| Wedding Rehearsal |
Thursday morning's flight to Houston was uneventful. The flight attendant was very diligent in refilling drinks, and I took photos of morning light reflecting off of lakes and rivers below.
I've never been to Texas before, except to change planes, and certainly never Houston in August. I thought I knew heat and humidity, but never anything like this before. I step out of air conditioned cars and buildings, and my glasses fog right up in the weight of the air. Still, Houston seems a handsome enough city, lush and green with pines and river oaks.
I spent much of Thursday at the Menil Collection. When I asked my relatives-who-work-in-museums to recommend the museum most worth going to while in town, they were unanimous. So it was I spent my time browsing an extraordinary personal collection of primarily twentieth-century and tribal artwork in a striking Renzo Piano building. There was also a solid antiquity collection and a reasonable sampling of medieval work - but nothing early modern. There were even three prehistoric horse bone-carved drawings.

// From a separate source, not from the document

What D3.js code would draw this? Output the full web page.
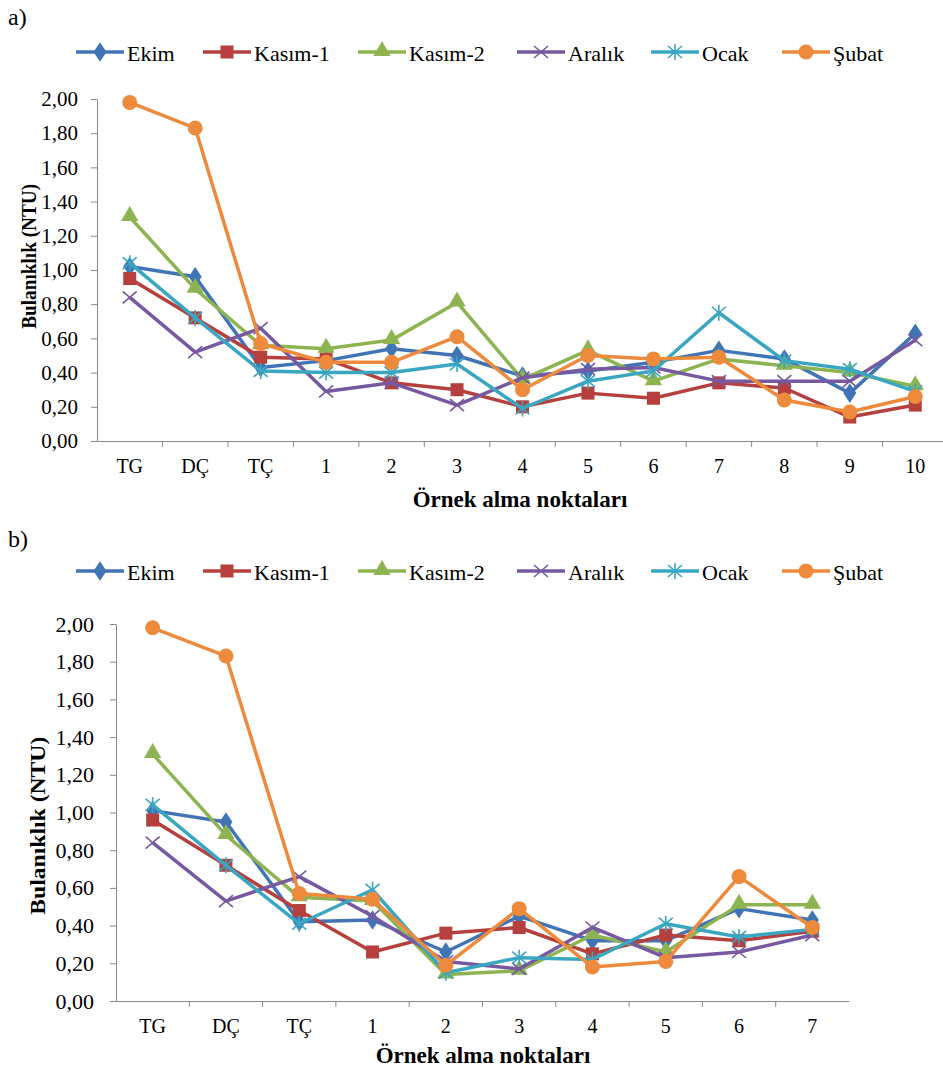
<!DOCTYPE html>
<html>
<head>
<meta charset="utf-8">
<script src="https://cdn.jsdelivr.net/npm/d3@7"></script>
<style>
  body { margin: 0; background: #fff; }
  svg { display: block; }
  svg text { font-family: "Liberation Serif", "Times New Roman", Tinos, "DejaVu Serif", serif; fill: #000; }
  .axis path, .axis line { stroke: #898989; }
</style>
</head>
<body>
<div id="plot"></div>
<script>
// Series names and categories
var seriesNames = ["Ekim", "Kasım-1", "Kasım-2", "Aralık", "Ocak", "Şubat"];
var catsA = ["TG", "DÇ", "TÇ", "1", "2", "3", "4", "5", "6", "7", "8", "9", "10"];
var catsB = ["TG", "DÇ", "TÇ", "1", "2", "3", "4", "5", "6", "7"];
var yTicks = [0, 0.2, 0.4, 0.6, 0.8, 1.0, 1.2, 1.4, 1.6, 1.8, 2.0];

// panel a) values
var ekimA    = [1.02, 0.96, 0.43, 0.47, 0.54, 0.50, 0.38, 0.41, 0.46, 0.53, 0.48, 0.28, 0.63];
var kasim1A  = [0.95, 0.72, 0.49, 0.48, 0.34, 0.30, 0.20, 0.28, 0.25, 0.34, 0.31, 0.14, 0.21];
var kasim2A  = [1.31, 0.89, 0.56, 0.54, 0.59, 0.81, 0.36, 0.53, 0.35, 0.48, 0.44, 0.40, 0.32];
var aralikA  = [0.84, 0.52, 0.66, 0.29, 0.34, 0.21, 0.37, 0.42, 0.43, 0.35, 0.35, 0.35, 0.59];
var ocakA    = [1.04, 0.72, 0.41, 0.40, 0.40, 0.45, 0.19, 0.35, 0.41, 0.75, 0.47, 0.42, 0.29];
var subatA   = [1.98, 1.83, 0.57, 0.46, 0.46, 0.61, 0.30, 0.50, 0.48, 0.49, 0.24, 0.17, 0.26];

// panel b) values
var ekimB    = [1.01, 0.95, 0.42, 0.43, 0.26, 0.45, 0.32, 0.32, 0.49, 0.43];
var kasim1B  = [0.96, 0.72, 0.48, 0.26, 0.36, 0.39, 0.25, 0.35, 0.32, 0.37];
var kasim2B  = [1.31, 0.88, 0.55, 0.53, 0.14, 0.16, 0.35, 0.26, 0.51, 0.51];
var aralikB  = [0.84, 0.53, 0.66, 0.45, 0.21, 0.17, 0.39, 0.23, 0.26, 0.35];
var ocakB    = [1.04, 0.72, 0.41, 0.59, 0.15, 0.23, 0.22, 0.41, 0.34, 0.38];
var subatB   = [1.98, 1.83, 0.57, 0.54, 0.19, 0.49, 0.18, 0.21, 0.66, 0.39];

var colours = ["#4174B5", "#B5403D", "#8DB451", "#7659A0", "#3AA7C2", "#EE8A3C"];
var markers = ["diamond", "square", "triangle", "x", "star", "circle"];

var w = 943, h = 1073;
var svg = d3.select("#plot").append("svg").attr("width", w).attr("height", h);

// marker drawing
function drawMarker(g, type, x, y, col) {
  if (type === "diamond") {
    g.append("path").attr("d", d3.symbol().type(d3.symbolDiamond).size(110)())
      .attr("transform", "translate(" + x + "," + y + ") scale(1.15,1)")
      .attr("fill", col);
  } else if (type === "square") {
    g.append("rect").attr("x", x - 6.5).attr("y", y - 6.5).attr("width", 13).attr("height", 13)
      .attr("fill", col);
  } else if (type === "triangle") {
    g.append("path").attr("d", d3.symbol().type(d3.symbolTriangle).size(130)())
      .attr("transform", "translate(" + x + "," + (y - 1) + ")")
      .attr("fill", col);
  } else if (type === "x") {
    g.append("path").attr("d", "M-7,-6L7,6M-7,6L7,-6")
      .attr("transform", "translate(" + x + "," + y + ")")
      .attr("stroke", col).attr("stroke-width", 1.6).attr("fill", "none");
  } else if (type === "star") {
    g.append("path").attr("d", "M-7,-6L7,6M-7,6L7,-6M0,-8L0,8")
      .attr("transform", "translate(" + x + "," + y + ")")
      .attr("stroke", col).attr("stroke-width", 1.6).attr("fill", "none");
  } else {
    g.append("circle").attr("cx", x).attr("cy", y).attr("r", 7.5).attr("fill", col);
  }
}

function drawPanel(p) {
  var xScale = d3.scaleBand().domain(p.cats).range([p.left, p.right]);
  var yScale = d3.scaleLinear().domain([0, 2]).range([p.bottom, p.top]);

  // panel label
  svg.append("text").attr("x", 8).attr("y", p.labelY).attr("font-size", 24).text(p.label);

  // legend
  var lx = [76, 203, 358, 517, 651, 782];
  seriesNames.forEach(function(name, i) {
    var g = svg.append("g");
    g.append("line").attr("x1", lx[i]).attr("x2", lx[i] + 48)
      .attr("y1", p.legendY).attr("y2", p.legendY)
      .attr("stroke", colours[i]).attr("stroke-width", 3.5);
    drawMarker(g, markers[i], lx[i] + 24, p.legendY, colours[i]);
    g.append("text").attr("x", lx[i] + 51).attr("y", p.legendY + 9)
      .attr("font-size", 22).text(name);
  });

  // axes
  var yAxis = d3.axisLeft(yScale).tickValues(yTicks).tickSize(6).tickSizeOuter(0)
    .tickFormat(function(d) { return d3.format(".2f")(d).replace(".", ","); });
  svg.append("g").attr("class", "axis")
    .attr("transform", "translate(" + p.left + ",0)")
    .call(yAxis)
    .call(function(g) {
      g.selectAll("text").attr("dx", p.yLabelDx).attr("font-size", p.yTickFont)
        .attr("font-family", null);
    });

  var xAxis = d3.axisBottom(xScale).tickSize(0).tickSizeOuter(0);
  var gx = svg.append("g").attr("class", "axis")
    .attr("transform", "translate(0," + p.bottom + ")")
    .call(xAxis);
  gx.attr("font-family", null);
  gx.selectAll("text").attr("dy", "1.45em").attr("font-size", 20);
  // category separator ticks
  gx.selectAll(".sep").data(p.cats.slice(1)).enter().append("line")
    .attr("x1", function(d) { return xScale(d); }).attr("x2", function(d) { return xScale(d); })
    .attr("y1", 0).attr("y2", 6).attr("stroke", "#898989");

  // axis titles
  svg.append("text").attr("transform", "translate(" + p.yTitleX + "," + yScale(p.yTitleAt) + ") rotate(-90)")
    .attr("text-anchor", "middle").attr("font-size", 22).attr("font-weight", "bold")
    .attr("textLength", p.yTitleLen).attr("lengthAdjust", "spacingAndGlyphs")
    .text("Bulanıklık (NTU)");
  svg.append("text").attr("x", p.xTitleX).attr("y", p.xTitleY)
    .attr("text-anchor", "middle").attr("font-size", 23).attr("font-weight", "bold")
    .text("Örnek alma noktaları");

  // series
  var line = d3.line()
    .x(function(d, i) { return xScale(p.cats[i]) + xScale.bandwidth() / 2; })
    .y(function(d) { return yScale(d); });

  p.series.forEach(function(vals, s) {
    var g = svg.append("g");
    g.append("path").attr("d", line(vals)).attr("fill", "none")
      .attr("stroke", colours[s]).attr("stroke-width", 3.5).attr("stroke-linejoin", "round");
    vals.forEach(function(v, i) {
      drawMarker(g, markers[s], xScale(p.cats[i]) + xScale.bandwidth() / 2, yScale(v), colours[s]);
    });
  });
}

drawPanel({
  label: "a)", labelY: 25, legendY: 52,
  cats: catsA, left: 97, right: 948, top: 99, bottom: 441,
  series: [ekimA, kasim1A, kasim2A, aralikA, ocakA, subatA],
  yTickFont: 21, yLabelDx: -10,
  yTitleX: 36, yTitleAt: 1.08, yTitleLen: 145,
  xTitleX: 520, xTitleY: 507
});

drawPanel({
  label: "b)", labelY: 547, legendY: 571,
  cats: catsB, left: 116, right: 849, top: 624, bottom: 1001,
  series: [ekimB, kasim1B, kasim2B, aralikB, ocakB, subatB],
  yTickFont: 22, yLabelDx: -13,
  yTitleX: 45, yTitleAt: 0.93, yTitleLen: 178,
  xTitleX: 483, xTitleY: 1063
});
</script>
</body>
</html>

The best part of the Menil Collection, however, were its outlying buildings, worth the walks through the humidity: a dedicated Cy Twombly building; a dedicated Dan Flavin building; and the extraordinarily calm and contemplative space of the Rothko Chapel. (There's also a Byzantine fresco chapel, but it's only open Fri-Sun). Returning to the hotel afterwards was more work than I'd realized though: while the museum is world-famous, it's apparently not so well known within Houston itself.